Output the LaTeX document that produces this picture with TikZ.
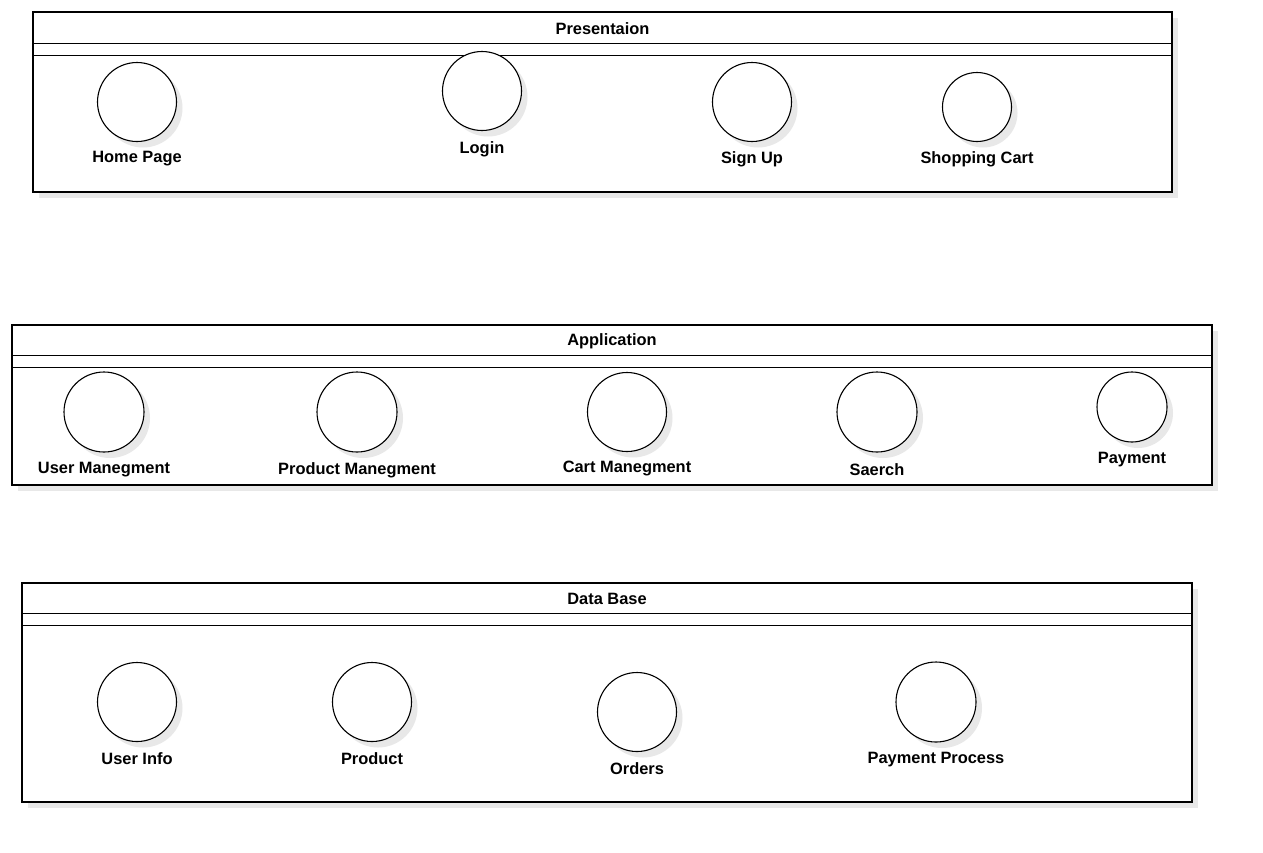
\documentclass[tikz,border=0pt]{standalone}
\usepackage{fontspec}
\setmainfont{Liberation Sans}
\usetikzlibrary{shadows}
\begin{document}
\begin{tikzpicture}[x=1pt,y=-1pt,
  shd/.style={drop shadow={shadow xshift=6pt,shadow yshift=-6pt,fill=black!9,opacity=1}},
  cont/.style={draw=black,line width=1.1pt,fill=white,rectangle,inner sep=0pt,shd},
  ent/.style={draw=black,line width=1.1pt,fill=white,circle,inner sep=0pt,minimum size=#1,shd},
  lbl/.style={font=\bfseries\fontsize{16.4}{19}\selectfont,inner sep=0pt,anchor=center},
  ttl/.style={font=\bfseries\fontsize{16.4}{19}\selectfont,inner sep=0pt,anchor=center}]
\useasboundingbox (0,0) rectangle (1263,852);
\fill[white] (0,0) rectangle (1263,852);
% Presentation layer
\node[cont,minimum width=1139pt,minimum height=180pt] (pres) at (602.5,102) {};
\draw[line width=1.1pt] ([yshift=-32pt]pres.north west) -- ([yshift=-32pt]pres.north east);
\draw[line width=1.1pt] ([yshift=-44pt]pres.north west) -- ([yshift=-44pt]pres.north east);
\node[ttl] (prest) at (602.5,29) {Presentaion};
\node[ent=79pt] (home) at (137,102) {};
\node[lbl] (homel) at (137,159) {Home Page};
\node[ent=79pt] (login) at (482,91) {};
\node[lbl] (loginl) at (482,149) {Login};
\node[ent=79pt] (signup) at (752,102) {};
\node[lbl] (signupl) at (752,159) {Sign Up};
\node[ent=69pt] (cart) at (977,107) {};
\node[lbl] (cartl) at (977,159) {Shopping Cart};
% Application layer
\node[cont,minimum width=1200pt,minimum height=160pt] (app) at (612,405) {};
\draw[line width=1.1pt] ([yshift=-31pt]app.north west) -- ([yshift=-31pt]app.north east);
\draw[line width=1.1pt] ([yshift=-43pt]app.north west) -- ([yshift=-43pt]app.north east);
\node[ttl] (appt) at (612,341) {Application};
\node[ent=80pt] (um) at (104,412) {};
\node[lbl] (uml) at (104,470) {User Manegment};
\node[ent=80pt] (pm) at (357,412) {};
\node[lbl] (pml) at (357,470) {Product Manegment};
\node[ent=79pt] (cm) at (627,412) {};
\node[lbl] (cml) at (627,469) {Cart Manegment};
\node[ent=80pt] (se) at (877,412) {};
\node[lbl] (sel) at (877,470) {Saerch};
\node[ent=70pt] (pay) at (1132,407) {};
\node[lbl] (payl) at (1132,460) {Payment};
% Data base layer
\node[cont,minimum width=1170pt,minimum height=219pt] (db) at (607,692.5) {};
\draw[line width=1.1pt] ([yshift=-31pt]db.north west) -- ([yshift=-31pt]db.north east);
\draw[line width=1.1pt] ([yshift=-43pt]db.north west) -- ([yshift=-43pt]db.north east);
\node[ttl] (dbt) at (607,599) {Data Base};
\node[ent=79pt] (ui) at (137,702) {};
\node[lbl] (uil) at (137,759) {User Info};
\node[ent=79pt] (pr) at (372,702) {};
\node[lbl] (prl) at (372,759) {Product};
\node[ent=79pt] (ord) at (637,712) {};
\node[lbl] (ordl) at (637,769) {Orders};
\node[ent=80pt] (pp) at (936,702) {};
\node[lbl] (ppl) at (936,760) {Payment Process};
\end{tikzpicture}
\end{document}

_____

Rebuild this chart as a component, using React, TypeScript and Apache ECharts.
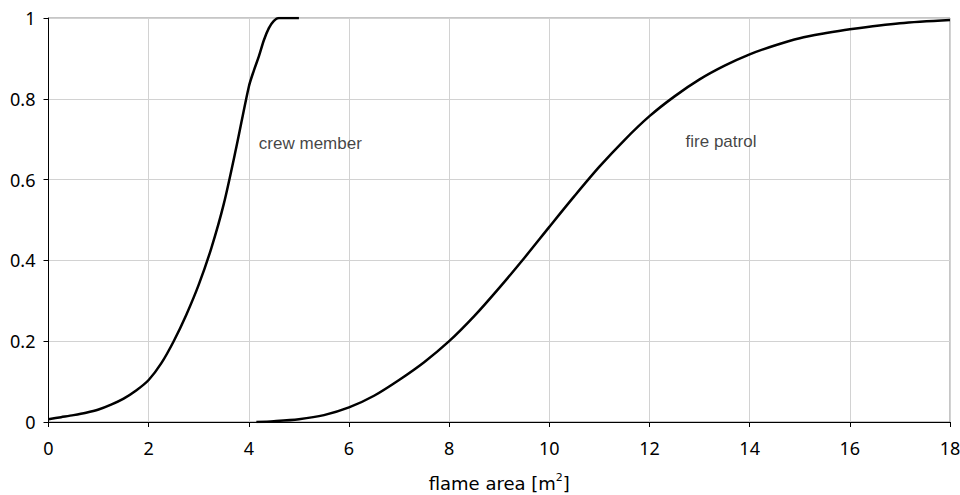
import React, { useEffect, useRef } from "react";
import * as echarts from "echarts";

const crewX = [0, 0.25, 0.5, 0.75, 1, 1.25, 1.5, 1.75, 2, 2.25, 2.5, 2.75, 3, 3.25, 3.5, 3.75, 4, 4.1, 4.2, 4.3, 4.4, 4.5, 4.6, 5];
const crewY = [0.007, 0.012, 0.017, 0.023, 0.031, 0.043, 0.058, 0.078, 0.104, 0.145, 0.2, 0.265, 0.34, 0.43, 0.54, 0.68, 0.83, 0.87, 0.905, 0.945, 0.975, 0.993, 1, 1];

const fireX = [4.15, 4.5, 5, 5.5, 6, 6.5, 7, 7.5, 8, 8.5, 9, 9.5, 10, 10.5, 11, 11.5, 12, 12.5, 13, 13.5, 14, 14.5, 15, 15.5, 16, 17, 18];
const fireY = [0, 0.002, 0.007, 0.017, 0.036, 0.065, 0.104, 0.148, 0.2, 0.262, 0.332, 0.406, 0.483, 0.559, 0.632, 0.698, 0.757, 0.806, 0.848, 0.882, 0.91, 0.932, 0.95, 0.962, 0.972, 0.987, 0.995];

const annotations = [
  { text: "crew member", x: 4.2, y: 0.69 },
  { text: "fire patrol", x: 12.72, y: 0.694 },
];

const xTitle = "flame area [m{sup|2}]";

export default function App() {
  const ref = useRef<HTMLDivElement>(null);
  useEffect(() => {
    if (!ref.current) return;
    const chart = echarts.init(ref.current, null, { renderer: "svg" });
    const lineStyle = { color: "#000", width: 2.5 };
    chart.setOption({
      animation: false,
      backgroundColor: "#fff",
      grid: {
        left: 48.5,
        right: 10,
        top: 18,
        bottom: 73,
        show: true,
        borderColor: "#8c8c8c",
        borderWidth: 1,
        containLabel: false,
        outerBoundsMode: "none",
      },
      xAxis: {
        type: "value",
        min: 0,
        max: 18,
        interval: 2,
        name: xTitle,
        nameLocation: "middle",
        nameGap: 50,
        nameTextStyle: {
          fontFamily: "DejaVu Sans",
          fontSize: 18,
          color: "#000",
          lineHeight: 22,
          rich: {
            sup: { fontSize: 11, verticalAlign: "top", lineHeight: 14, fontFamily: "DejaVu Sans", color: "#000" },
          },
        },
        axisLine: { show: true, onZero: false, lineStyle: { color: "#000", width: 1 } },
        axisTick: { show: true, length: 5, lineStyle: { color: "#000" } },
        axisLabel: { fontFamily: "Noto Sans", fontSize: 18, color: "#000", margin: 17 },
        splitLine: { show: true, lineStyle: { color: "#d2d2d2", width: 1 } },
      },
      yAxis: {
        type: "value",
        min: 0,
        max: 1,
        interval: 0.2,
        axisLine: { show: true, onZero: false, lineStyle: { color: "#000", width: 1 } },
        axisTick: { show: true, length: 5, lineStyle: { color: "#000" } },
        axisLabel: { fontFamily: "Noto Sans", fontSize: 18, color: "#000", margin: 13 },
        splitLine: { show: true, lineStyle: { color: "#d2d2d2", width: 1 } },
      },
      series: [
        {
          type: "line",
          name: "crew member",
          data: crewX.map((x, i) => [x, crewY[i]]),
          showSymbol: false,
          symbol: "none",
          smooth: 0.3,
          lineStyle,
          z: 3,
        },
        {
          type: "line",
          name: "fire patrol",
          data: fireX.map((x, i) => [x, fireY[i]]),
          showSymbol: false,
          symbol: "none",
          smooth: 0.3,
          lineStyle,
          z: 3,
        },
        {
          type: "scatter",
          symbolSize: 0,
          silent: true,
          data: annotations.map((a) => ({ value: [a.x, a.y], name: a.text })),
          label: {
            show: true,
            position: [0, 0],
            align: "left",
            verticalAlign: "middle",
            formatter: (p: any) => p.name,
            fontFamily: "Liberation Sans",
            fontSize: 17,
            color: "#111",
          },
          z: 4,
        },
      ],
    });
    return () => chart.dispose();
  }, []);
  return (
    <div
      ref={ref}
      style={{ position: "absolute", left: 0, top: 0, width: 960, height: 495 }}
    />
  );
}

_____

> **DESCRIPTION OF THE TASK**: Restate word for word the part that opens with the line containing "Rebuild this chart" and closes with the line containing "import * as", both ends included, and nothing else. Omit any images.

> **FULL RESPONSE**:
Rebuild this chart as a component, using React, TypeScript and Apache ECharts.
import React, { useEffect, useRef } from "react";
import * as echarts from "echarts";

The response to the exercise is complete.